There's 4 rocks , 3 small are down holding the the upper 4th rock (almost flat) , i thought that maybe the frogs would hide under it and you can see a decoration also for the frogs to hide in.

I bought an aquatic plant that floats of the top but removed it because a frogs goes on it, so i wanted to avoid dehydration of the frog 

I was thinking about replacing the rocks with 2 plants --> 1: anubias ( if i find) , 2 : you chose 

The filter doesn't agitate the water there's a tube that goes from the filter to the upper corner of the aquarium and the water falls quietly on the side of the aquarium ( idk if you understood but try figuring it out from the picture  :Smile:  )

Did you like the white gravel ?

Does the plants needs a special gravel ? (not sure of the word ''gravel'' but i've translated it from my language to English )

----------


## Jen

I love this set up but think the frogs (and you!) would love it much more if it had sand substrate.   It gives them a softer landing area after their mad dash to the surface for a breath of air.

In my opinion, I would leave the lovely large rock set up you have and plant around it.   It would really give your tank a great look.  Plants you should check out are Anubis, Wisteria, Amazon Sword, Java Fern, Banana Plant....they are all very simple to keep and undemanding.   They also help out immensely with water quality.

----------


## Carlos

Hello Omar!  Well, I don't keep ACFs; but I keep Anubias.  Unless you get a big plant, can both keep rocks and plants in there, at least until Anubias grow (very slowly).  

Species depend on what is available locally.  Here are some to look at and help decide: Anubias & Lagenandra .  Their light requirements are very low, ambient seems to be fine with mine.  Also, they are very forgiving about substrate.  You don't even need to plant them (I keep one loose per Betta tank).  If you tie them to something with thread, their roots will grab it and they look nice that way too.

You did mention gravel and if so; have to be careful if frogs feed off bottom.  If a frog swallows gravel it could get impacted and become sick.  Sugar size sand (not the sharp black one) is a better substrate for them.  Good luck  :Frog Smile:  !

----------


## omaratie

Okay thanks for the advice, don't worry the gravel is bigger then then ADFs mouth they can't swallow it , ill get my plants this saturday , ill post some pictuers if you want  :Big Grin:  .

----------


## Jen

Even if it is large enough not to be swallowed, it is still a very rough landing spot.

----------


## omaratie

Ye i was thinking about sand but because im afraid it will mix up with the food ( going to make a thread about my frogy feeding )

----------


## Carlos

> Ye i was thinking about sand but because im afraid it will mix up with the food ( going to make a thread about my frogy feeding )

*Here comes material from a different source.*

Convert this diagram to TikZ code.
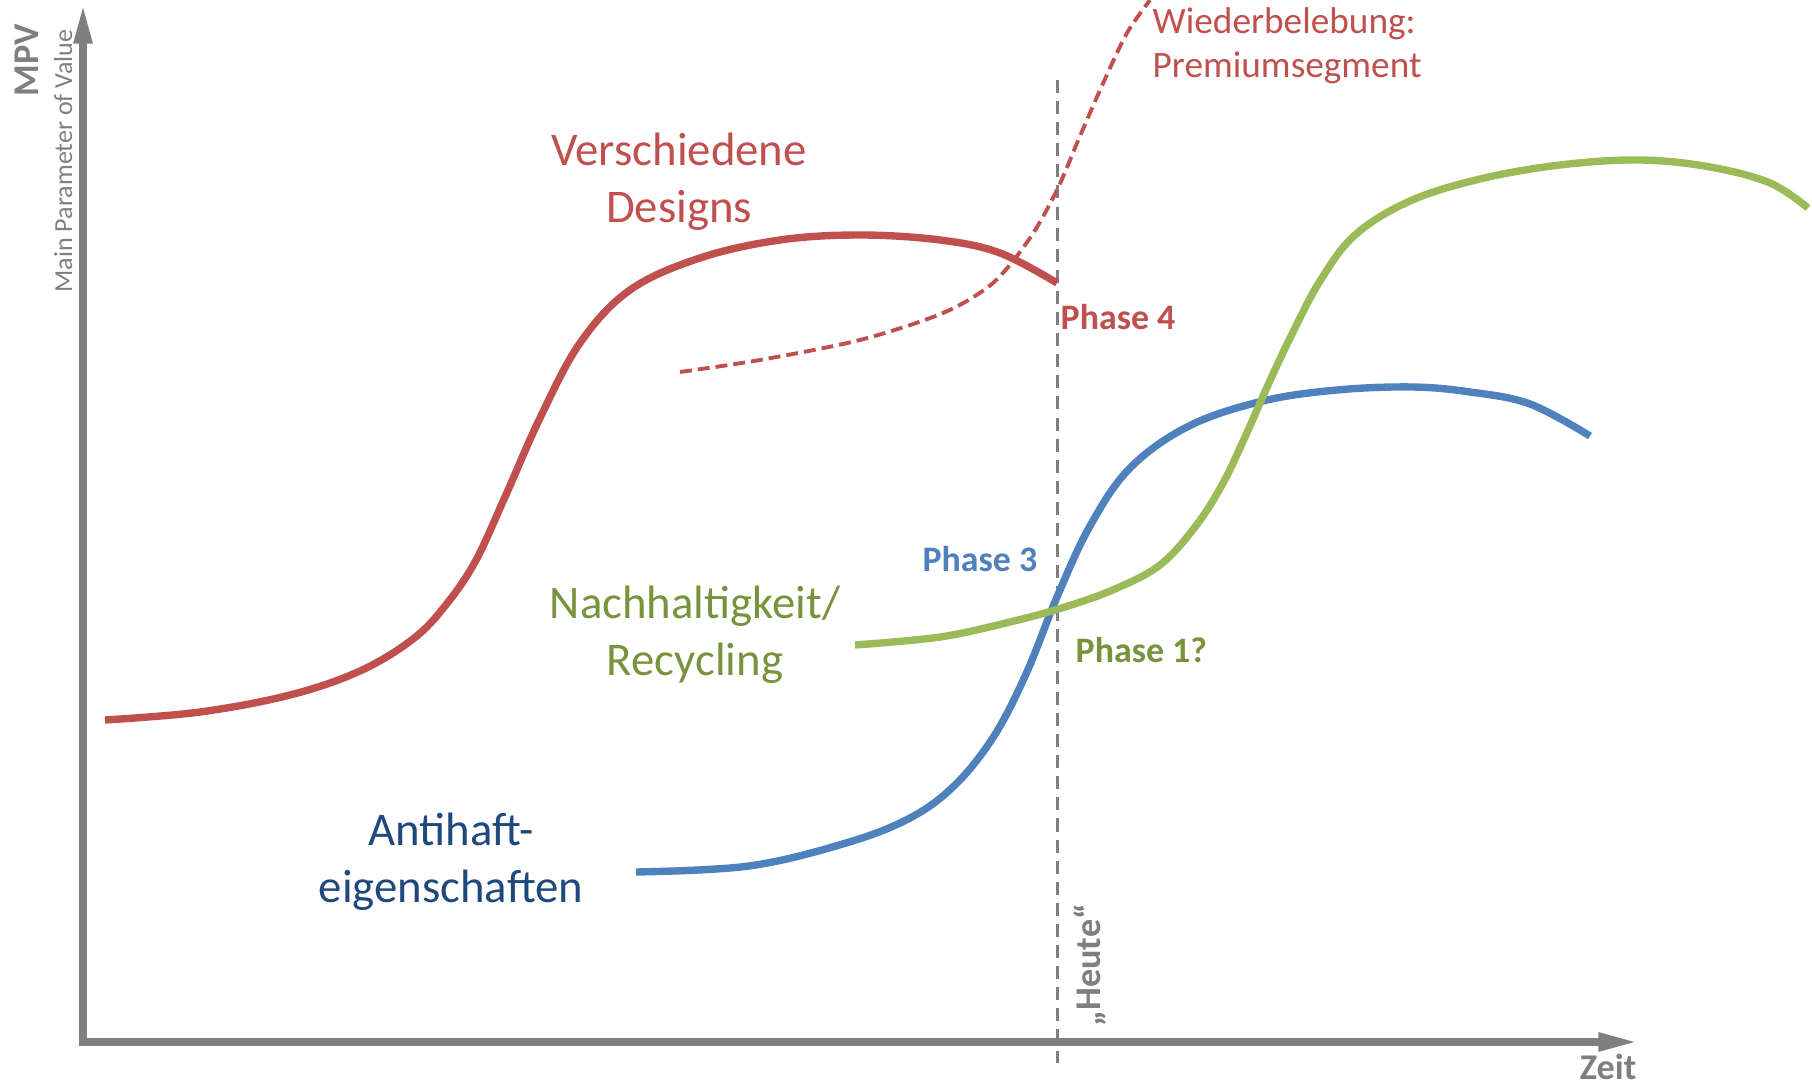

As long as sand is sugar sized (0.25-1.0 mm) and round shaped (play sand or CaribSea sugar sized sand) it's OK  :Frog Smile:  .

----------


## omaratie

> As long as sand is sugar sized (0.25-1.0 mm) and round shaped (play sand or CaribSea sugar sized sand) it's OK  .

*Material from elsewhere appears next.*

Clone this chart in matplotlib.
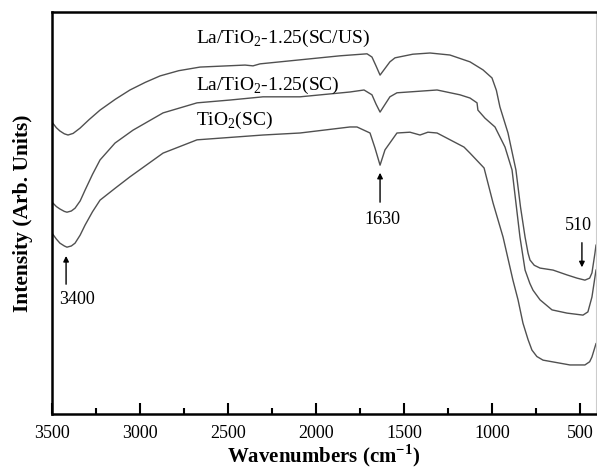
import matplotlib

matplotlib.use("Agg")
import matplotlib.pyplot as plt
from matplotlib.ticker import MultipleLocator

# FTIR spectra (wavenumber in cm-1, intensity in arb. units)
wn_scus = [3500, 3475, 3455, 3430, 3409, 3380, 3341, 3290, 3227, 3140, 3057, 2970,
           2886, 2780, 2659, 2403, 2358, 2318, 2091, 1864, 1710, 1682, 1659, 1636,
           1614, 1580, 1551, 1450, 1352, 1239, 1125, 1051, 1000, 975, 955, 909, 864,
           838, 812, 795, 784, 760, 727, 653, 574, 517, 472, 445, 432, 415, 409]
int_scus = [72.6, 71.2, 70.4, 69.7, 69.4, 69.8, 71.1, 73.2, 75.6, 78.3, 80.6, 82.5,
            84.1, 85.4, 86.3, 86.8, 86.6, 87.1, 88.1, 89.1, 89.6, 88.8, 86.6, 84.3,
            85.6, 87.6, 88.6, 89.5, 89.8, 89.3, 87.6, 85.6, 83.6, 80.5, 76.4, 69.9,
            60.7, 51.5, 44.0, 40.0, 38.3, 37.0, 36.3, 35.8, 34.6, 33.8, 33.3, 33.8,
            35.1, 40.0, 42.0]

wn_sc = [3500, 3475, 3455, 3430, 3415, 3390, 3369, 3340, 3312, 3270, 3227, 3142,
         3040, 2869, 2676, 2489, 2301, 2091, 1807, 1727, 1682, 1659, 1636, 1614,
         1580, 1540, 1312, 1182, 1125, 1085, 1080, 1040, 983, 926, 886, 841, 812,
         785, 767, 727, 659, 574, 483, 455, 432, 409]
int_sc = [52.7, 51.6, 51.0, 50.4, 50.2, 50.5, 51.2, 53.0, 55.7, 59.6, 63.2, 67.4,
          70.6, 74.9, 77.4, 78.1, 78.9, 78.9, 80.1, 80.6, 79.4, 77.1, 75.1, 76.6,
          78.9, 79.9, 80.6, 79.4, 78.6, 77.4, 75.6, 73.6, 71.4, 66.4, 60.7, 44.0,
          35.8, 32.5, 30.8, 28.4, 25.9, 25.1, 24.6, 25.4, 29.1, 35.8]

wn_tio2 = [3500, 3475, 3455, 3430, 3415, 3390, 3369, 3340, 3312, 3270, 3227, 3140,
           3057, 2869, 2676, 2301, 2091, 1807, 1767, 1693, 1665, 1636, 1608, 1540,
           1466, 1409, 1364, 1312, 1159, 1125, 1045, 994, 937, 881, 852, 824, 795,
           773, 745, 710, 557, 472, 445, 432, 409]
int_tio2 = [45.0, 43.5, 42.5, 41.8, 41.5, 41.8, 42.5, 44.5, 47.0, 50.3, 53.2, 56.2,
            59.0, 64.9, 68.2, 69.4, 69.9, 71.4, 71.4, 69.9, 66.2, 61.9, 65.7, 69.9,
            70.1, 69.4, 70.1, 69.9, 66.4, 64.9, 61.2, 52.5, 44.0, 33.3, 28.4, 22.6,
            18.5, 15.9, 14.3, 13.4, 12.2, 12.2, 13.0, 14.2, 17.5]

plt.rcParams["font.family"] = ["Liberation Serif", "DejaVu Serif"]
plt.rcParams["mathtext.fontset"] = "custom"
plt.rcParams["mathtext.rm"] = "Liberation Serif"
plt.rcParams["mathtext.bf"] = "Liberation Serif:bold"

fig = plt.figure(figsize=(5.97, 4.71), dpi=100)
ax = fig.add_axes([52 / 597, 57 / 471, 544 / 597, 402 / 471])

line_color = "#505050"
for wn, inten in [(wn_scus, int_scus), (wn_sc, int_sc), (wn_tio2, int_tio2)]:
    ax.plot(wn, inten, color=line_color, lw=1.0, solid_joinstyle="round")

ax.set_xlim(3500, 409)
ax.set_ylim(0, 100)

# curve labels
ax.text(2680, 93.5, "La/TiO$_2$-1.25(SC/US)", fontsize=14, va="center", ha="left")
ax.text(2680, 81.8, "La/TiO$_2$-1.25(SC)", fontsize=14, va="center", ha="left")
ax.text(2680, 73.1, "TiO$_2$(SC)", fontsize=14, va="center", ha="left")

# peak markers
arrow = dict(arrowstyle="-|>", color="black", lw=1.0, mutation_scale=8)
ax.annotate("", xy=(3420, 40.0), xytext=(3420, 31.6), arrowprops=arrow)
ax.text(3358, 28.4, "3400", fontsize=13, ha="center", va="center")
ax.annotate("", xy=(1636, 60.7), xytext=(1636, 52.0), arrowprops=arrow)
ax.text(1625, 48.3, "1630", fontsize=13, ha="center", va="center")
ax.annotate("", xy=(489, 35.8), xytext=(489, 43.3), arrowprops=arrow)
ax.text(511, 47.0, "510", fontsize=13, ha="center", va="center")

ax.xaxis.set_major_locator(MultipleLocator(500))
ax.xaxis.set_minor_locator(MultipleLocator(250))
ax.tick_params(axis="x", which="major", direction="in", length=8, width=1.5,
               labelsize=13, pad=8)
ax.tick_params(axis="x", which="minor", direction="in", length=4, width=1.5)
ax.tick_params(axis="x", top=False)
ax.set_yticks([])

for side in ["left", "bottom", "top"]:
    ax.spines[side].set_linewidth(1.8)
ax.spines["right"].set_linewidth(0.8)
ax.spines["right"].set_color("#cccccc")

ax.set_xlabel("Wavenumbers (cm$^{\\mathbf{-1}}$)", fontsize=15, fontweight="bold",
              labelpad=0)
ax.set_ylabel("Intensity (Arb. Units)", fontsize=15.5, fontweight="bold", labelpad=14)

fig.savefig("out.png", dpi=100)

thanks for the information i was going to ask a question about the type of the sand  :Big Grin:

----------


## Felis

Hi,

I have a question: does this tank have a lid? I don´t see one in the pics. Even with a water level this low, ADFs are capable of climbing off the tank and escape; this all too often leads to dead frogs. So if there is no lid, you should get something to securely cover the tank with.

----------


## omaratie

it does have a lid but removed it to take the pictures  :Big Grin:  thx for caring  :Smile:

----------

Felis

----------


## kathreen

You didn't say how many frogs or what gender they happen to be, but one comment is it looks like you could put some more stuff in your tank. These frogs really like to hide. I'd recommend a terracotta pot, beta log, or some plants (you can also buy silk plants that way to get more color!) I originally had a pretty sparse tank, but then my two frogs kept mating like the dickens...putting more stuff gave them both more hiding spots and helped her hide from him a bit.

----------


## omaratie

I habe ADFs and can i put them  each sand ?

----------